The private finance initiative (PFI) has been controversial since its introduction in 1992.

All PFI contracts after 1998 use HM Treasury Standardisation of PFI Contracts (SoPC) terms but with project-specific derogations. SoPC terms require the PFI contractor to transfer well-maintained PFI assets to the contracting authority on expiry. If assets are not returned in a well-maintained condition, the PFI contractor should provide adequate funds to make good.

In February 2022, the HM Infrastructure and Projects Authority issued detailed guidance on managing the expiry of, and service transition from, PFI contracts. This says contracting authorities should allow seven years for the planning and management of PFI contract expiry.

The National Audit Office, meanwhile, has found that authorities risk underestimating the time, resources and complexity involved in ending contracts and that they should build capability and mitigate risks in this area.

Preparing for inevitability

Local Authorities

PFI expiry is a complex process and should not be considered a distant event. Preparing for it requires key decisions to be made on handing back and future use of assets, as well as consideration of the strategic vision of future services, to which PFI expiry should be aligned.

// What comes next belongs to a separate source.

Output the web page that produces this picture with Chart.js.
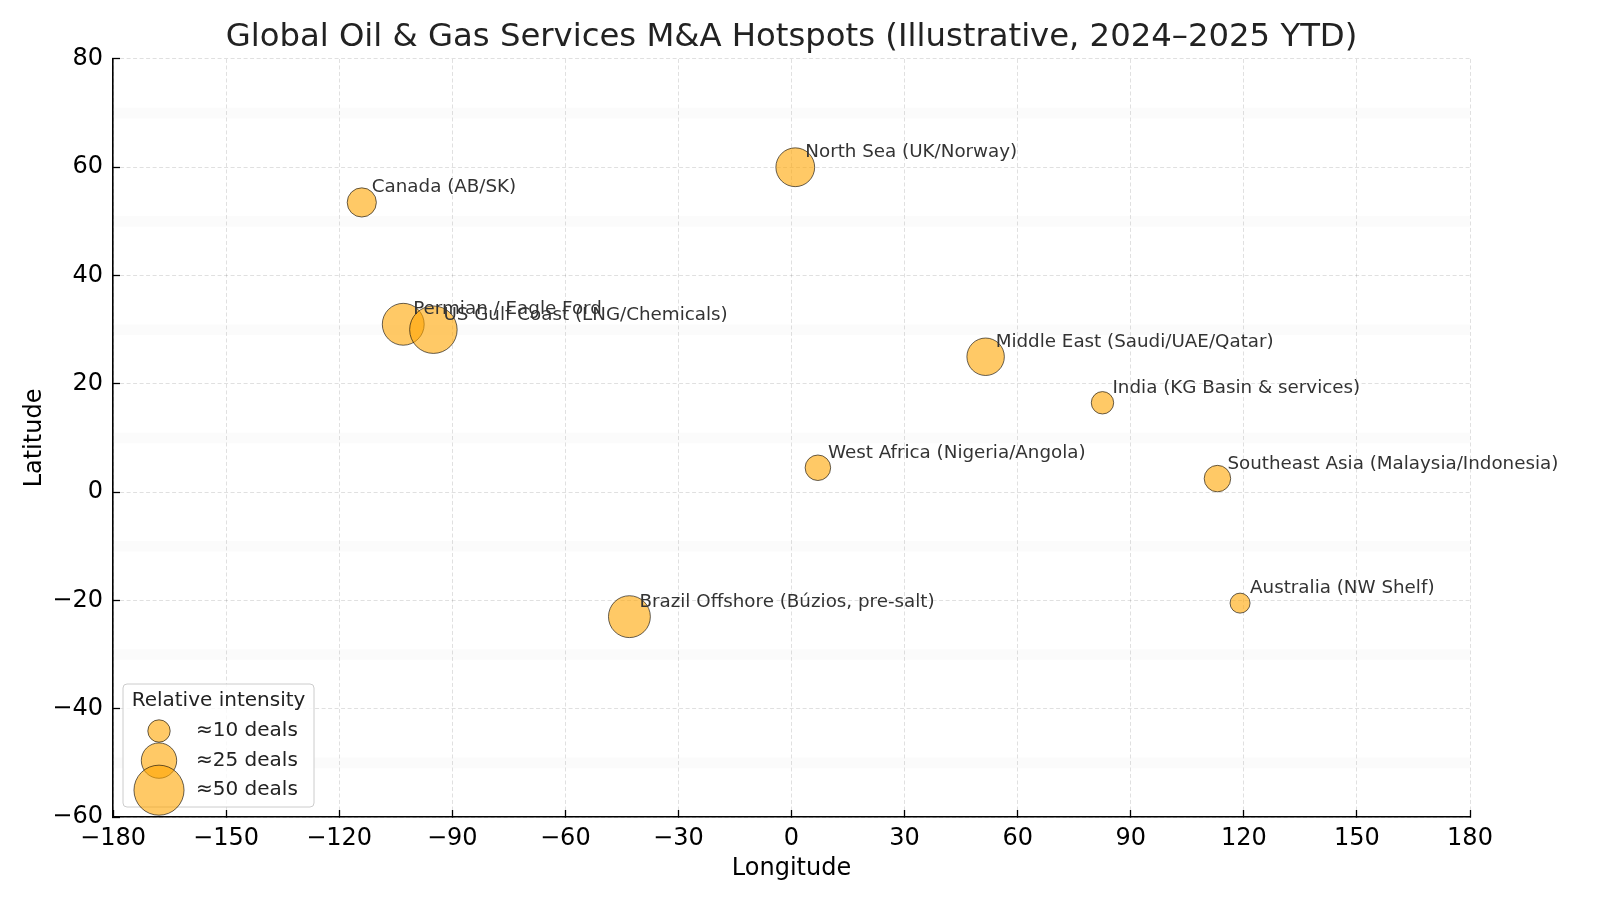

Local authorities have several options for providing ongoing waste treatment once a PFI has expired. They can: operate services and assets through a local authority trading company or partnership; outsource the operation and maintenance of facilities; or demolish facilities and make new arrangements for waste facilities. These options – in this order – have reduced risk, but increased cost, to a contracting local authority.

There is also the impact on climate change to consider: embodied carbon within existing assets; additional carbon impacts for demolition and reconstruction; and the improved operating efficiency of new technology compared with existing facilities.

PFI expiry is a complex process and should not be considered a distant event.

Local authorities should think about reviewing assets and their condition, including any governance issues or special clauses surrounding their return. Appraise the options and come up with a post-PFI strategy, including any necessary procurement plans, ongoing financial viability, and transfer of undertakings (protection of employment) regulations – otherwise known as TUPE.

A contracting authority will need to identify works that can reasonably be expected to be completed to maintain assets in compliant operating condition for handover, and then identify a programme of capital life-cycle works, some of which may need to be allowed for in a newly procured contract.

It may also want to plan future enhancement – or, perhaps, reduction in operating scale/scope – for new services and existing assets. This might include new operating lines; replacement of emissions control and treatment; new recycling facilities; and development of new heat off-take systems.

Profit from incineration

PFI contracts with returning EfW infrastructure are likely to be treated as an asset to the contracting authority. The EfW facility could provide relatively low-cost waste treatment with the potential for income from the sale of surplus incineration capacity and electricity and even the recovery of waste heat. The Energy Price Index has risen 100% over the past year and contracting authorities have the potential to make significant income from the electricity spot market.

However, EfW facilities returning from PFI contracts will require some special consideration of their own. Local authorities should plan for increasing future maintenance costs and the potential for an Emissions Trading Scheme (ETS) payment to HM Treasury, potentially from 2028.

An effective fee of around £36 per tonne for waste incinerated is being discussed for ETS. This would be a variable figure and linked to carbon prices, but this cost burden could be mitigated if the contracting authority invests in heat recovery, or carbon capture, use and storage (CCUS). That would also be a significant cost burden, but CCUS is currently subject to government innovation funding and is a factor in the location and viability of carbon sinks and applications.

If the public sector does not take a strategic approach to managing expiring PFI contracts, it risks failing to secure value for money.

In addition to an ETS, there is much pending legislation related to zero-carbon emissions that needs to be considered in the context of expiring PFI contracts. Environmental targets for residual waste should reduce the amount of material a contracting authority needs to deal with, freeing up capacity for third-party waste.

Extended producer responsibility, deposit return schemes, the plastic tax, and consistent collections should all reduce the tonnage and alter the composition of residual waste requiring treatment by a contracting local authority. For existing contracts, the implications of these changes in law are likely to fall on the contracting authority.

If the public sector does not take a strategic approach to managing expiring PFI contracts, it risks failing to secure value for money during negotiations with the private sector. Some authorities have insufficient knowledge of assets’ condition, which risks them being returned to the public sector in a worse-than-expected state.

These risks need to be managed by applying the expertise and resources available to local authorities. Additional budgets will probably also be needed.